広瀬和雄『古墳時代像を再考する』(同成社)
歴史に関心を持ったのは小学校に上がる頃だが、古墳に関心を持ったのはいつ頃だろうか。歴史の中でも特に古代、分野的には考古学に特化するようになったのは小学校高学年になってからだ。
それ以来、古墳の研究をライフワークにして現在に至るわけだが、恥ずかしいことに、論文などを体系的に読んだことはない。私の知識は様々な本を乱読して身につけたものなので、重要論文を読み逃していることも多々ある。それ故に、研究者を名乗りながら学会などに顔を出せない(トンチンカンなことを言ってしまったら恥ずかしいので)。

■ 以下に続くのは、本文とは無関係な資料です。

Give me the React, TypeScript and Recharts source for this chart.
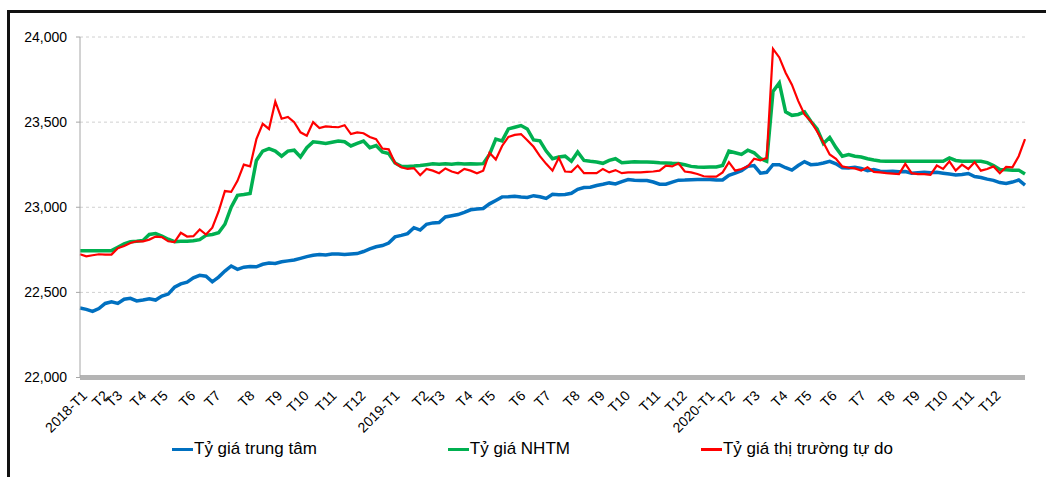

本書はタイトル通り、古墳時代像を再考する一冊である。「はじめに」において、著者は考古学における地域研究が発展しつつある中で、無批判に記紀と結びつけた歴史解釈が横溢することに警鐘を鳴らしている。大規模開発に際して発掘調査実施することで調査件数が増え、地方自治体に勤務する公務員研究者の精力的な研究活動もあって、地域の歴史はかなり細かく知られるようになった。そうすると地域ごとに異なる文化の有り様、すなわち多様性が浮き彫りになり、畿内中心主義ともいうべき従来の古墳時代観ではすべての事象を抑えられなくなってきた。もっとも、古墳時代の文化の中心は後に畿内と呼ばれる地域にあるのだが、文化伝播の過程でその地域独特の色が生まれてきたのも事実である。
このように、多様化する古墳時代の文化を捉え直し、新たな古墳時代像を描き出そうというのが本書の意図である。著者は多くの参考文献を用い、研究史をなぞりながら新しい古墳時代像の構築を試みている。
これは我々の反省点だが、博物館の展示などではときおり、最新の研究成果に基づいてアップデートされないまま、古い説明が残っていたりする。新発見があったからと言って、通説が一挙にひっくり返らないのが人文科学の特徴だが、その通説もひっくり返らないとはいえ微修正されているのが常なので定期的にアップデートするよう心がけたい(むろん、自分自身の知識も)。
古墳時代研究を志す学生はぜひ目を通してほしい一冊である。